Consider $\mathbb{R}^2$ with the polynomial $P(x,w):=w^2+xw+x$. The zero set $N\left(P\right)$ of $P$ is a real analytic submanifold of $\mathbb{R}^2$. That is, the stalks of $\mathcal{A}_D/J_{N(P)}$ are regular analytic $\mathbb{R}$-algebras, here $\mathcal{A}_D$ denotes the sheaf of real analytic functions and $J_{N(P)}$ the ideal of all functions vanishing on $N(P)$.
My question is: Is $J_{N(P)}= (P)?$
I.e. is the analytic space defined by the ideal $(P)$ generated by $P$ smooth or is it non reduced?

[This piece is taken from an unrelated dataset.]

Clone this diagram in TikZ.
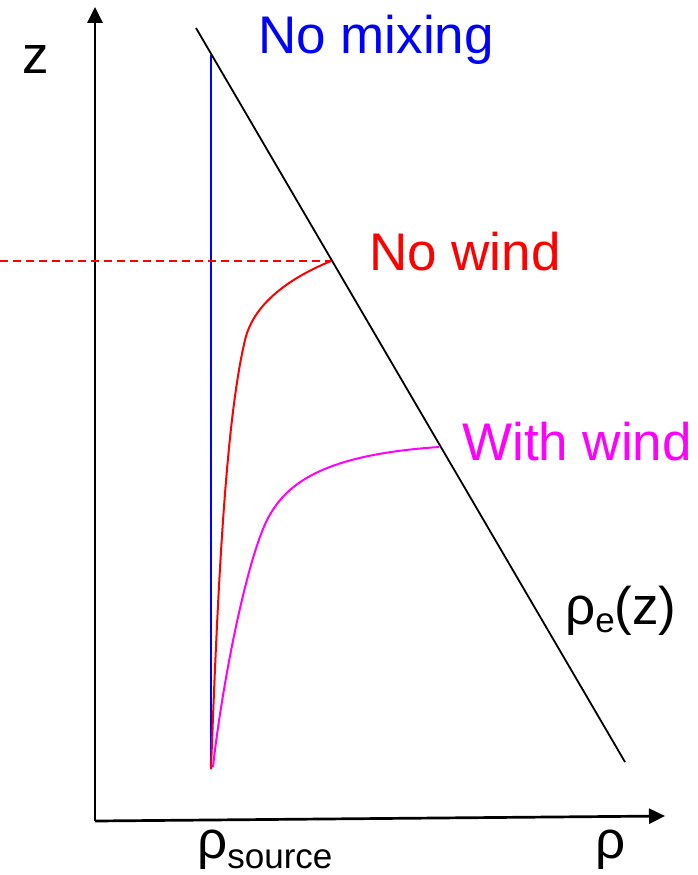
\documentclass[tikz,border=0pt]{standalone}
\usepackage{fontspec}
\setmainfont{Liberation Sans}
\usetikzlibrary{arrows.meta}
\definecolor{pblue}{RGB}{0,0,255}
\definecolor{pred}{RGB}{255,0,0}
\definecolor{pmag}{RGB}{255,0,255}
\tikzset{
  axis/.style={line width=2.7pt, -{Triangle[length=16pt,width=15pt]}},
  lbl/.style={anchor=base west, inner sep=0pt, font=\fontsize{53}{60}\selectfont},
  curve/.style={line width=2pt, line join=round},
}
\newcommand{\subtxt}[2]{\raisebox{-#1pt}{\fontsize{35}{40}\selectfont #2}}
\begin{document}
\begin{tikzpicture}[x=1pt,y=-1pt]
\useasboundingbox (0,0) rectangle (698,875);
% axes
\coordinate (O) at (95,821);
\coordinate (ztip) at (95,7);
\coordinate (rtip) at (665,816);
\draw[axis] (O) -- (ztip);
\draw[axis] (O) -- (rtip);
% environment density line
\coordinate (e1) at (196,28);
\coordinate (e2) at (625,762);
\draw[line width=1.8pt] (e1) -- (e2);
% no mixing
\coordinate (b1) at (211,55);
\coordinate (b2) at (211,769);
\draw[pblue, line width=2pt] (b2) -- (b1);
% dashed level
\coordinate (d0) at (0,261);
\coordinate (d1) at (331,261);
\draw[pred, line width=1.8pt, dash pattern=on 8pt off 5pt] (d0) -- (d1);
% no wind curve
\coordinate (r0) at (211,769);
\coordinate (rm) at (245,340);
\draw[pred, curve] (r0) .. controls (218,580) and (226,420) .. (rm)
  .. controls (253,306) and (285,280) .. (d1);
% with wind curve
\coordinate (m0) at (213,767);
\coordinate (mm) at (267,520);
\coordinate (m1) at (439,447);
\draw[pmag, curve] (m0) .. controls (221,692) and (245,565) .. (mm)
  .. controls (285,485) and (320,455) .. (m1);
% labels
\node[lbl, text=pblue] (tmix) at (258,53) {No mixing};
\node[lbl, text=pred] (twind) at (369,270) {No wind};
\node[lbl, text=pmag] (twith) at (462,460) {With wind};
\node[lbl] (tz) at (22,74) {z};
\node[lbl] (trhoe) at (565,624) {ρ\subtxt{8}{e}(z)};
\node[lbl] (trhos) at (197,858) {ρ\subtxt{10}{source}};
\node[lbl] (trho) at (595,858) {ρ};
\end{tikzpicture}
\end{document}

I know that in real algebraic geometry the ideal $J_{N(P)}$ would be the real radical of $(P)$, but I do not know of a similar result in the analytic category.

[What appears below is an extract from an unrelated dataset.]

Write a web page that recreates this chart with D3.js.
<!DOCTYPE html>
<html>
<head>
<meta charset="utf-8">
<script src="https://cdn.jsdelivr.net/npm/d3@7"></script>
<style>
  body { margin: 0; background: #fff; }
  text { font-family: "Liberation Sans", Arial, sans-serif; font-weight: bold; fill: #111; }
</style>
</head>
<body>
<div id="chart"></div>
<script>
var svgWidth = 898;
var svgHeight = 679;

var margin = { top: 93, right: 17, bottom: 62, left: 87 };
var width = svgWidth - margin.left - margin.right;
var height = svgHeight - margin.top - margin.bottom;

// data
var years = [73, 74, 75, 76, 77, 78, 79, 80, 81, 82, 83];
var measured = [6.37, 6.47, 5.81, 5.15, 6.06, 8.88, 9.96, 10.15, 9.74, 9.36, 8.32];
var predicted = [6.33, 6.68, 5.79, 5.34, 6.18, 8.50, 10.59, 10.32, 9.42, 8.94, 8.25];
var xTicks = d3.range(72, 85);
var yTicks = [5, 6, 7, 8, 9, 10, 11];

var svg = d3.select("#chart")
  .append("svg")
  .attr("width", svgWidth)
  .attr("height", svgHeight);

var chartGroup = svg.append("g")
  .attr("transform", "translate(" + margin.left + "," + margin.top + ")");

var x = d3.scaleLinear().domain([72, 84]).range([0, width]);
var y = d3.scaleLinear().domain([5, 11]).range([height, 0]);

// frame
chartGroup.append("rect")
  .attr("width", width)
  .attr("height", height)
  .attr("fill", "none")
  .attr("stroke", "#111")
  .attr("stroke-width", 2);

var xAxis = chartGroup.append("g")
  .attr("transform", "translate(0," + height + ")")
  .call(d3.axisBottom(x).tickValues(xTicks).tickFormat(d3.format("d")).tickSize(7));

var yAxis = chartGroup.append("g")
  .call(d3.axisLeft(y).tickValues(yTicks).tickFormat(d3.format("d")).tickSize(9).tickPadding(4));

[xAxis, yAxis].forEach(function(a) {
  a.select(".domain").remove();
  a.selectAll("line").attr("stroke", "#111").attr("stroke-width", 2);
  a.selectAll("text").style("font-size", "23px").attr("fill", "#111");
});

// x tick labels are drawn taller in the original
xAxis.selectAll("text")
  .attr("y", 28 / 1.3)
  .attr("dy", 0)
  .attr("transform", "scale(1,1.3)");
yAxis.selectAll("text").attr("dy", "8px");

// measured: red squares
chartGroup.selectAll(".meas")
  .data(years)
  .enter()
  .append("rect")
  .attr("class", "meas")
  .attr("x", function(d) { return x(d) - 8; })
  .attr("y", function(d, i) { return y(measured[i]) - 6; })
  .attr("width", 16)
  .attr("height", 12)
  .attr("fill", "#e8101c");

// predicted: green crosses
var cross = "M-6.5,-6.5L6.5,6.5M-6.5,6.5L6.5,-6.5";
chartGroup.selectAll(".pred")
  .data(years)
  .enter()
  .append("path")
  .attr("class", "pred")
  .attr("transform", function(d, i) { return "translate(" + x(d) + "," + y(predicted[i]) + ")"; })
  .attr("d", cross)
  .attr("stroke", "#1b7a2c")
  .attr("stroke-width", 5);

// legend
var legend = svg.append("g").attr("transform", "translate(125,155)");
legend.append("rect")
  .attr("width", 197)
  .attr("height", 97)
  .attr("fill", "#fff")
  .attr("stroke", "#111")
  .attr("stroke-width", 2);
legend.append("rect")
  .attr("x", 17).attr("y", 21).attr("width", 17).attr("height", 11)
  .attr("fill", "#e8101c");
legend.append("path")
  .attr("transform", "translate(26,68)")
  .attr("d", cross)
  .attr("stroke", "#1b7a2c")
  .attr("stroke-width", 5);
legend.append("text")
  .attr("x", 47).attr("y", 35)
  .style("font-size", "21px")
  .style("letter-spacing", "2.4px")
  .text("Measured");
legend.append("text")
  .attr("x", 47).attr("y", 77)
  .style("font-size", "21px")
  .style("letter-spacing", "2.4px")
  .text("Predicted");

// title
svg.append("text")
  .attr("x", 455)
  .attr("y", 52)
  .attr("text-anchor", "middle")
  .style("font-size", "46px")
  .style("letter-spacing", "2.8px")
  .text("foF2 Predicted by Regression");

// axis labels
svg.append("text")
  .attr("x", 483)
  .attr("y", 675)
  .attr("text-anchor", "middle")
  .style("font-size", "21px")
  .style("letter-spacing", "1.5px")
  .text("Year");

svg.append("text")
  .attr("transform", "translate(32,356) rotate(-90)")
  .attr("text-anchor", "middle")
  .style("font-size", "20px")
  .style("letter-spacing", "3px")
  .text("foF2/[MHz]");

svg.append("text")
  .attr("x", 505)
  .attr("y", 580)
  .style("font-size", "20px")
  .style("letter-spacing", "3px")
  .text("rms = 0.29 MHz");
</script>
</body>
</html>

I have tried to find elements of $\mathcal{A}_{D}/(P)$ that are nilpotent but with no success. How does one approach this in the real analytic category?
The answer is, no. After a change of coordinates around $0$, the polynomial may be assumed to be $P(x,w)=w^2+x$, as $w+1$ is invertible and positive around zero. Then by the Weierstraß division theorem one has
$\mathcal{A}_{D,0}/ (P)_0\cong \mathcal{A}_{D',0}^2.$
Here $D'$ is a domain in $\mathbb{R}$ containing $0$. Thus, the real analytic space defined by $P$ is not a real analytic manifold at $0$.